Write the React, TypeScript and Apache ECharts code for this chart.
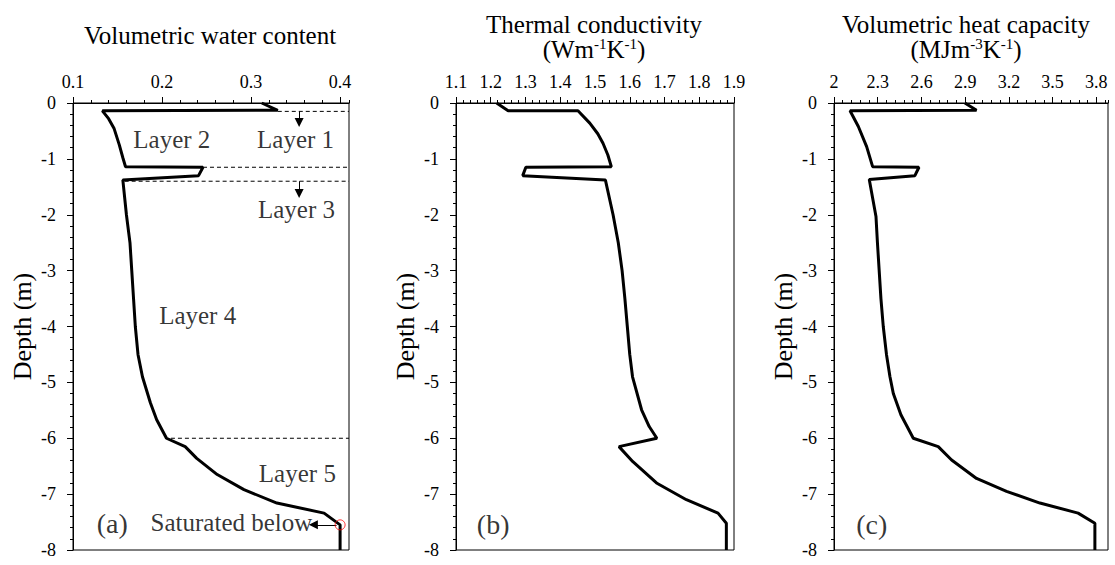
import React, { useEffect, useRef } from "react";
import * as echarts from "echarts";

const FONT = "'Liberation Serif', 'Times New Roman', serif";

// Panel (a): volumetric water content vs depth
const waterContent = [0.312, 0.33, 0.133, 0.14, 0.146, 0.152, 0.156, 0.159, 0.246, 0.241, 0.156, 0.16, 0.164, 0.166, 0.168, 0.17, 0.173, 0.178, 0.187, 0.194, 0.205, 0.226, 0.239, 0.262, 0.292, 0.329, 0.382, 0.4, 0.4];
const waterDepth = [0, -0.13, -0.14, -0.28, -0.45, -0.75, -0.98, -1.14, -1.15, -1.3, -1.38, -2.0, -2.5, -3.0, -3.5, -4.0, -4.5, -4.9, -5.37, -5.67, -6.0, -6.15, -6.36, -6.65, -6.92, -7.16, -7.34, -7.55, -8.0];

// Panel (b): thermal conductivity vs depth
const conductivity = [1.217, 1.25, 1.451, 1.485, 1.508, 1.523, 1.537, 1.547, 1.301, 1.292, 1.53, 1.552, 1.567, 1.578, 1.586, 1.593, 1.6, 1.608, 1.634, 1.656, 1.678, 1.569, 1.609, 1.677, 1.763, 1.854, 1.878, 1.878];
const conductivityDepth = [0, -0.14, -0.14, -0.36, -0.55, -0.72, -0.93, -1.14, -1.15, -1.3, -1.38, -2.0, -2.5, -3.0, -3.5, -4.0, -4.5, -4.9, -5.49, -5.79, -6.0, -6.15, -6.42, -6.8, -7.1, -7.34, -7.52, -8.0];

// Panel (c): volumetric heat capacity vs depth
const heatCapacity = [2.898, 2.978, 2.11, 2.167, 2.224, 2.265, 2.583, 2.555, 2.242, 2.288, 2.298, 2.31, 2.322, 2.338, 2.36, 2.384, 2.407, 2.459, 2.544, 2.715, 2.807, 2.978, 3.184, 3.413, 3.675, 3.79, 3.79];
const heatDepth = [0, -0.13, -0.14, -0.42, -0.78, -1.14, -1.15, -1.3, -1.37, -2.03, -2.5, -3.0, -3.5, -4.0, -4.5, -4.9, -5.2, -5.58, -6.0, -6.15, -6.39, -6.72, -6.95, -7.16, -7.34, -7.52, -8.0];

// Layer boundaries (panel a)
const boundaryDepth = [-0.15, -1.15, -1.4, -6.0];
const boundaryStart = [0.33, 0.246, 0.158, 0.21];

// Layer labels (panel a)
const layerText = ["Layer 1", "Layer 2", "Layer 3", "Layer 4", "Layer 5", "Saturated below"];
const layerX = [0.35, 0.211, 0.351, 0.24, 0.352, 0.278];
const layerDepth = [-0.66, -0.66, -1.91, -3.8, -6.63, -7.5];

// Down arrows (panel a)
const arrowX = [0.354, 0.354];
const arrowFrom = [-0.15, -1.4];
const arrowTo = [-0.35, -1.62];

// Saturation marker
const satX = 0.4;
const satDepth = -7.55;
const satArrowEnd = 0.37;

// Axes
const panelLetters = ["(a)", "(b)", "(c)"];
const letterX = [0.144, 1.207, 2.259];
const letterDepth = [-7.52, -7.55, -7.55];
const xMin = [0.1, 1.1, 2];
const xMax = [0.41, 1.9, 3.88];
const xMajor = [0.1, 0.1, 0.3];
const xMinor = [0.02, 0.02, 0.06];
const depthMin = -8;
const depthMax = 0;

const grids = [
  { left: 73, top: 103, width: 276, height: 447 },
  { left: 456, top: 103, width: 278, height: 447 },
  { left: 834, top: 103, width: 274, height: 447 },
];

function pairs(xs: number[], ys: number[]) {
  return xs.map((x, i) => [x, ys[i]]);
}

export default function App() {
  const ref = useRef<HTMLDivElement>(null);
  useEffect(() => {
    if (!ref.current) return;
    const chart = echarts.init(ref.current, undefined, { renderer: "svg" });

    const xAxis: any[] = [];
    const yAxis: any[] = [];
    for (let i = 0; i < 3; i++) {
      const showMax = Math.abs(Math.round((xMax[i] - xMin[i]) / xMajor[i]) * xMajor[i] - (xMax[i] - xMin[i])) < 1e-9;
      xAxis.push({
        type: "value", gridIndex: i, position: "top", min: xMin[i], max: xMax[i], interval: xMajor[i],
        axisLine: { show: true, onZero: false, lineStyle: { color: "#000", width: 1 } },
        axisTick: { show: true, length: 6, lineStyle: { color: "#000", width: 1 } },
        axisLabel: { show: true, margin: 12, fontSize: 18, color: "#000", fontFamily: FONT, showMaxLabel: showMax, showMinLabel: true },
        splitLine: { show: false },
      });
      xAxis.push({
        type: "value", gridIndex: i, position: "top", min: xMin[i], max: xMax[i], interval: xMinor[i],
        axisLine: { show: false }, axisLabel: { show: false }, splitLine: { show: false },
        axisTick: { show: true, length: 3, lineStyle: { color: "#000", width: 1 } },
      });
      yAxis.push({
        type: "value", gridIndex: i, position: "left", min: depthMin, max: depthMax, interval: 1,
        name: "Depth (m)", nameLocation: "middle", nameGap: 38, nameRotate: 90,
        nameTextStyle: { fontSize: 26, fontFamily: FONT, color: "#000" },
        axisLine: { show: true, onZero: false, lineStyle: { color: "#000", width: 1 } },
        axisTick: { show: true, length: 6, lineStyle: { color: "#000", width: 1 } },
        axisLabel: { show: true, margin: 17, fontSize: 18, color: "#000", fontFamily: FONT },
        splitLine: { show: false },
      });
      yAxis.push({
        type: "value", gridIndex: i, position: "left", min: depthMin, max: depthMax, interval: 0.2,
        axisLine: { show: false }, axisLabel: { show: false }, splitLine: { show: false },
        axisTick: { show: true, length: 3, lineStyle: { color: "#000", width: 1 } },
      });
    }

    const lineStyleMain = { color: "#000", width: 3 };
    const series: any[] = [];
    const profiles = [pairs(waterContent, waterDepth), pairs(conductivity, conductivityDepth), pairs(heatCapacity, heatDepth)];

    boundaryDepth.forEach((d, k) => {
      series.push({
        type: "line", xAxisIndex: 0, yAxisIndex: 0, symbol: "none", silent: true,
        data: [[boundaryStart[k], d], [xMax[0], d]],
        lineStyle: { color: "#000", width: 1, type: [4, 3] }, z: 2,
      });
    });

    profiles.forEach((data, i) => {
      series.push({
        type: "line", xAxisIndex: 2 * i, yAxisIndex: 2 * i, symbol: "none", data,
        lineStyle: lineStyleMain, z: 5,
      });
      series.push({
        type: "scatter", xAxisIndex: 2 * i, yAxisIndex: 2 * i, symbolSize: 1,
        itemStyle: { color: "rgba(0,0,0,0)" },
        data: [[letterX[i], letterDepth[i]]],
        label: { show: true, position: "inside", formatter: panelLetters[i], fontSize: 28, fontFamily: FONT, color: "#000" },
      });
    });

    series.push({
      type: "scatter", xAxisIndex: 0, yAxisIndex: 0, symbolSize: 1,
      itemStyle: { color: "rgba(0,0,0,0)" },
      data: layerText.map((t, k) => ({ value: [layerX[k], layerDepth[k]], name: t })),
      label: { show: true, position: "inside", formatter: (p: any) => p.name, fontSize: 25, fontFamily: FONT, color: "#000" },
    });

    series.push({
      type: "lines", coordinateSystem: "cartesian2d", xAxisIndex: 0, yAxisIndex: 0,
      symbol: ["none", "triangle"], symbolSize: [8, 9],
      lineStyle: { color: "#000", width: 1, opacity: 1 },
      data: [
        ...arrowX.map((x, k) => ({ coords: [[x, arrowFrom[k]], [x, arrowTo[k]]] })),
        { coords: [[satX - 0.004, satDepth], [satArrowEnd, satDepth]] },
      ],
      z: 6,
    });

    series.push({
      type: "scatter", xAxisIndex: 0, yAxisIndex: 0, symbol: "circle", symbolSize: 10,
      itemStyle: { color: "rgba(0,0,0,0)", borderColor: "#ff0000", borderWidth: 1 },
      data: [[satX, satDepth]], z: 7,
    });

    const sup = { fontSize: 15, fontFamily: FONT, color: "#000", verticalAlign: "top" };
    const titleStyle = (text: string, x: number, y: number) => ({
      type: "text", x, y,
      style: {
        text, fontSize: 25, fontFamily: FONT, fill: "#000", align: "center", verticalAlign: "middle",
        rich: { s: sup },
      },
    });

    chart.setOption({
      animation: false,
      backgroundColor: "#fff",
      grid: grids.map((g) => ({ ...g, show: true, borderColor: "#000", borderWidth: 1, backgroundColor: "transparent", containLabel: false })),
      xAxis,
      yAxis,
      series,
      graphic: [
        titleStyle("Volumetric water content", 210, 35),
        titleStyle("Thermal conductivity", 594, 24),
        titleStyle("(Wm{s|-1}K{s|-1})", 594, 49),
        titleStyle("Volumetric heat capacity", 966, 24),
        titleStyle("(MJm{s|-3}K{s|-1})", 966, 49),
      ],
    });
    return () => chart.dispose();
  }, []);
  return <div ref={ref} style={{ position: "fixed", left: 0, top: 0, width: 1115, height: 565, background: "#fff" }} />;
}
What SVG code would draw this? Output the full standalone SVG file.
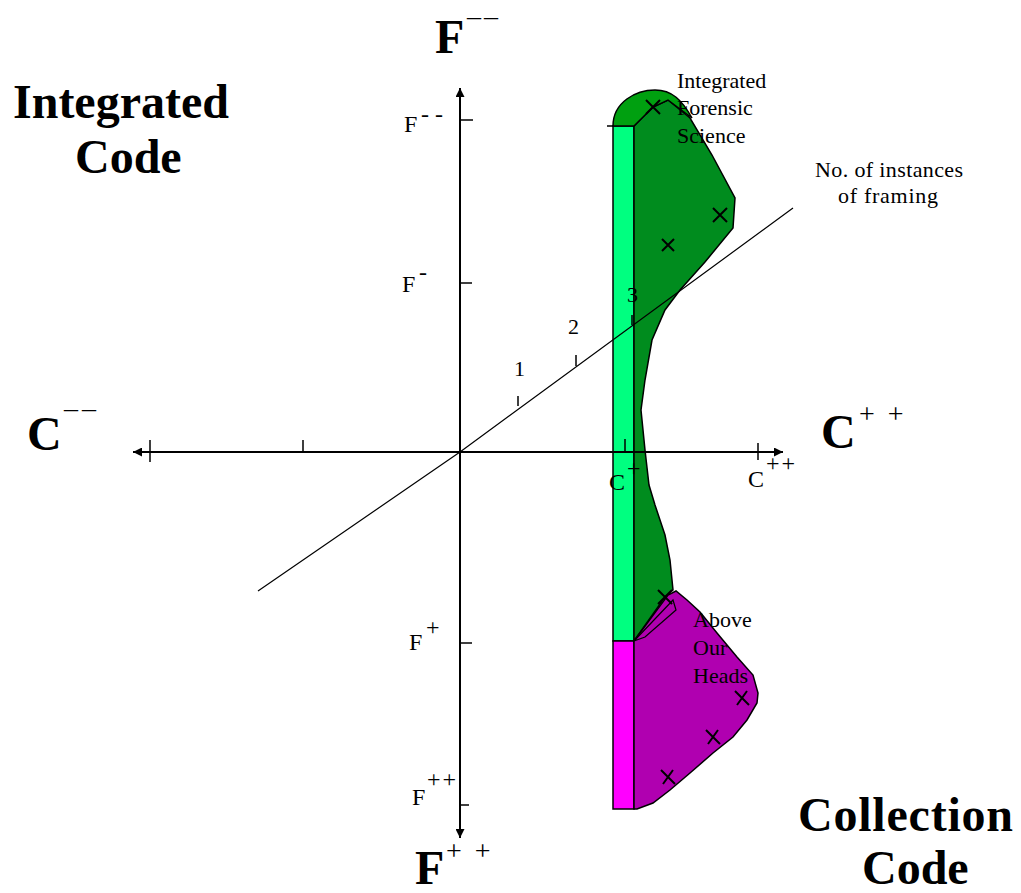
<svg xmlns="http://www.w3.org/2000/svg" width="1021" height="893" viewBox="0 0 1021 893">
<defs>
<style>
.big{font-family:"Liberation Serif",serif;font-weight:bold;font-size:48px;fill:#000}
.sup{font-family:"Liberation Serif",serif;font-size:28px;fill:#000}
.sm{font-family:"Liberation Serif",serif;font-size:24px;fill:#000}
.lab{font-family:"Liberation Serif",serif;font-size:22px;fill:#000}
.ax{stroke:#000;stroke-width:2;fill:none}
.tk{stroke:#000;stroke-width:1.5;fill:none}
.xm{stroke:#000;stroke-width:2;fill:none}
.ol{stroke:#000;stroke-width:1.5}
</style>
<marker id="ah" viewBox="0 0 10 10" refX="10" refY="5" markerWidth="9" markerHeight="9" markerUnits="userSpaceOnUse" orient="auto">
<path d="M0,0 L10,5 L0,10 Z" fill="#000"/>
</marker>
</defs>
<rect width="1021" height="893" fill="#fff"/>

<g id="bars">
<rect x="613" y="126" width="21" height="515" fill="#00FF80" class="ol"/>
<rect x="613" y="641" width="21" height="168" fill="#FF00FF" class="ol"/>
</g>

<g id="integrated-forensic-science">
<path d="M634,126 L653,107 L668,100 L690,118 L712,155 L735,198 L733,228 L705,262 L680,290 L665,310 L652,340 L645,380 L641,410 L645,450 L649,485 L655,505 L665,535 L670,560 L673,590 L665,597 L634,641 Z" fill="#008C1E" class="ol"/>
<path d="M613,126 C613,102 636,90 655,90 C672,90 682,100 692,118 L668,100 L653,107 L634,126 Z" fill="#00A010" class="ol"/>
<path class="xm" d="M646,100 L660,114 M660,100 L646,114"/>
<path class="xm" d="M713,208 L727,222 M727,208 L713,222"/>
<path class="xm" d="M662,239 L674,251 M674,239 L662,251"/>
</g>

<g id="above-our-heads">
<path d="M634,641 L668,595 L676,591 L687,600 L700,612 L717,633 L737,657 L753,675 L758,693 L757,703 L747,720 L733,737 L713,753 L690,773 L670,790 L653,803 L637,809 L634,809 Z" fill="#B000B0" class="ol"/>
<path d="M634,641 L673,600 L676,610 L645,637 Z" fill="none" stroke="#000" stroke-width="1.2"/>
<path class="xm" d="M658,590 L672,604 M672,590 L658,604"/>
<path class="xm" d="M735,691 L749,705 M747,691 L737,705"/>
<path class="xm" d="M706,730 L720,744 M718,730 L708,744"/>
<path class="xm" d="M661,770 L675,784 M673,770 L663,784"/>
</g>

<g id="connectors">
<line class="ax" x1="460" y1="821" x2="460" y2="103"/>
<line class="ax" x1="460" y1="105" x2="460" y2="88" marker-end="url(#ah)"/>
<line class="ax" x1="460" y1="815" x2="460" y2="838" marker-end="url(#ah)"/>
<line class="ax" x1="150" y1="452" x2="765" y2="452"/>
<line class="ax" x1="152" y1="452" x2="133" y2="452" marker-end="url(#ah)"/>
<line class="ax" x1="762" y1="452" x2="783" y2="452" marker-end="url(#ah)"/>
<path class="tk" d="M150,440 L150,462 M303,440 L303,452 M625,439 L625,452 M758,443 L758,460"/>
<path class="tk" d="M460,120 L473,120 M460,283 L472,283 M460,643 L472,643 M460,805 L469,805 M607,126 L613,126"/>
<polyline points="258,591 460,452 793,208" fill="none" stroke="#000" stroke-width="1.2"/>
<path class="tk" d="M518,406 L518,396 M576,366 L576,355 M632,325 L632,315"/>
</g>

<g id="labels">
<text class="big" x="13" y="118">Integrated</text>
<text class="big" x="75" y="173">Code</text>
<text class="big" x="798" y="831" textLength="215" lengthAdjust="spacing">Collection</text>
<text class="big" x="862" y="884">Code</text>

<text class="big" x="435" y="53">F</text>
<text class="sup" x="467" y="25" font-size="22" letter-spacing="3">––</text>
<text class="big" x="415" y="884">F</text>
<text class="sup" x="446" y="860" letter-spacing="13">++</text>
<text class="big" x="27" y="450">C</text>
<text class="sup" x="64" y="417" font-size="22" letter-spacing="4">––</text>
<text class="big" x="821" y="448">C</text>
<text class="sup" x="859" y="423" letter-spacing="13">++</text>

<text class="sm" x="404" y="132">F</text>
<text class="sm" x="421" y="122" font-size="18">- -</text>
<text class="sm" x="402" y="292">F</text>
<text class="sm" x="419" y="280" font-size="18">-</text>
<text class="sm" x="409" y="650">F</text>
<text class="sm" x="426" y="635" font-size="16">+</text>
<text class="sm" x="412" y="805">F</text>
<text class="sm" x="427" y="787" font-size="16" letter-spacing="2">++</text>
<text class="sm" x="609" y="490">C</text>
<text class="sm" x="627" y="476" font-size="28">+</text>
<text class="sm" x="748" y="487" font-size="20">C</text>
<text class="sm" x="766" y="471" font-size="18" letter-spacing="2">++</text>

<text class="lab" x="514" y="376">1</text>
<text class="lab" x="568" y="334">2</text>
<text class="lab" x="627" y="302">3</text>

<text class="lab" x="677" y="88">Integrated</text>
<text class="lab" x="677" y="115">Forensic</text>
<text class="lab" x="677" y="143">Science</text>
<text class="lab" x="815" y="177" textLength="148" lengthAdjust="spacing">No. of instances</text>
<text class="lab" x="838" y="203" textLength="100" lengthAdjust="spacing">of framing</text>
<text class="lab" x="693" y="627">Above</text>
<text class="lab" x="693" y="655">Our</text>
<text class="lab" x="693" y="683">Heads</text>
</g>
</svg>
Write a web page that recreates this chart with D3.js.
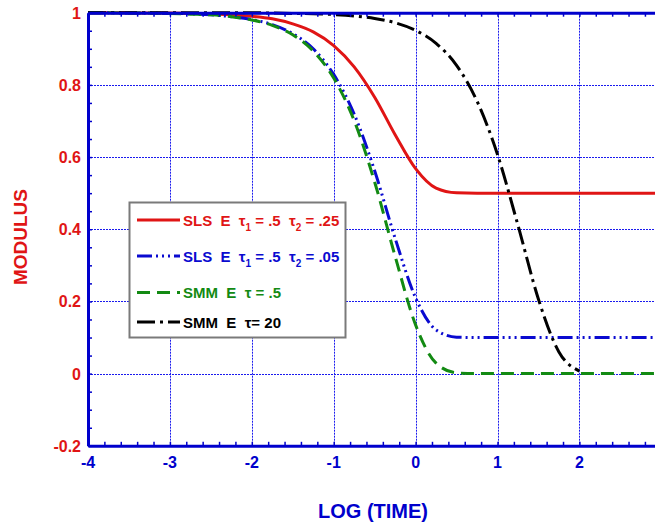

Written problem:
Your task is to reproduce exactly the lines from the start of the data above through the line containing "const arrowTo = [-0.35, -1.62];", leaving every picture out.

Response to the task:
Write the React, TypeScript and Apache ECharts code for this chart.
import React, { useEffect, useRef } from "react";
import * as echarts from "echarts";

const FONT = "'Liberation Serif', 'Times New Roman', serif";

// Panel (a): volumetric water content vs depth
const waterContent = [0.312, 0.33, 0.133, 0.14, 0.146, 0.152, 0.156, 0.159, 0.246, 0.241, 0.156, 0.16, 0.164, 0.166, 0.168, 0.17, 0.173, 0.178, 0.187, 0.194, 0.205, 0.226, 0.239, 0.262, 0.292, 0.329, 0.382, 0.4, 0.4];
const waterDepth = [0, -0.13, -0.14, -0.28, -0.45, -0.75, -0.98, -1.14, -1.15, -1.3, -1.38, -2.0, -2.5, -3.0, -3.5, -4.0, -4.5, -4.9, -5.37, -5.67, -6.0, -6.15, -6.36, -6.65, -6.92, -7.16, -7.34, -7.55, -8.0];

// Panel (b): thermal conductivity vs depth
const conductivity = [1.217, 1.25, 1.451, 1.485, 1.508, 1.523, 1.537, 1.547, 1.301, 1.292, 1.53, 1.552, 1.567, 1.578, 1.586, 1.593, 1.6, 1.608, 1.634, 1.656, 1.678, 1.569, 1.609, 1.677, 1.763, 1.854, 1.878, 1.878];
const conductivityDepth = [0, -0.14, -0.14, -0.36, -0.55, -0.72, -0.93, -1.14, -1.15, -1.3, -1.38, -2.0, -2.5, -3.0, -3.5, -4.0, -4.5, -4.9, -5.49, -5.79, -6.0, -6.15, -6.42, -6.8, -7.1, -7.34, -7.52, -8.0];

// Panel (c): volumetric heat capacity vs depth
const heatCapacity = [2.898, 2.978, 2.11, 2.167, 2.224, 2.265, 2.583, 2.555, 2.242, 2.288, 2.298, 2.31, 2.322, 2.338, 2.36, 2.384, 2.407, 2.459, 2.544, 2.715, 2.807, 2.978, 3.184, 3.413, 3.675, 3.79, 3.79];
const heatDepth = [0, -0.13, -0.14, -0.42, -0.78, -1.14, -1.15, -1.3, -1.37, -2.03, -2.5, -3.0, -3.5, -4.0, -4.5, -4.9, -5.2, -5.58, -6.0, -6.15, -6.39, -6.72, -6.95, -7.16, -7.34, -7.52, -8.0];

// Layer boundaries (panel a)
const boundaryDepth = [-0.15, -1.15, -1.4, -6.0];
const boundaryStart = [0.33, 0.246, 0.158, 0.21];

// Layer labels (panel a)
const layerText = ["Layer 1", "Layer 2", "Layer 3", "Layer 4", "Layer 5", "Saturated below"];
const layerX = [0.35, 0.211, 0.351, 0.24, 0.352, 0.278];
const layerDepth = [-0.66, -0.66, -1.91, -3.8, -6.63, -7.5];

// Down arrows (panel a)
const arrowX = [0.354, 0.354];
const arrowFrom = [-0.15, -1.4];
const arrowTo = [-0.35, -1.62];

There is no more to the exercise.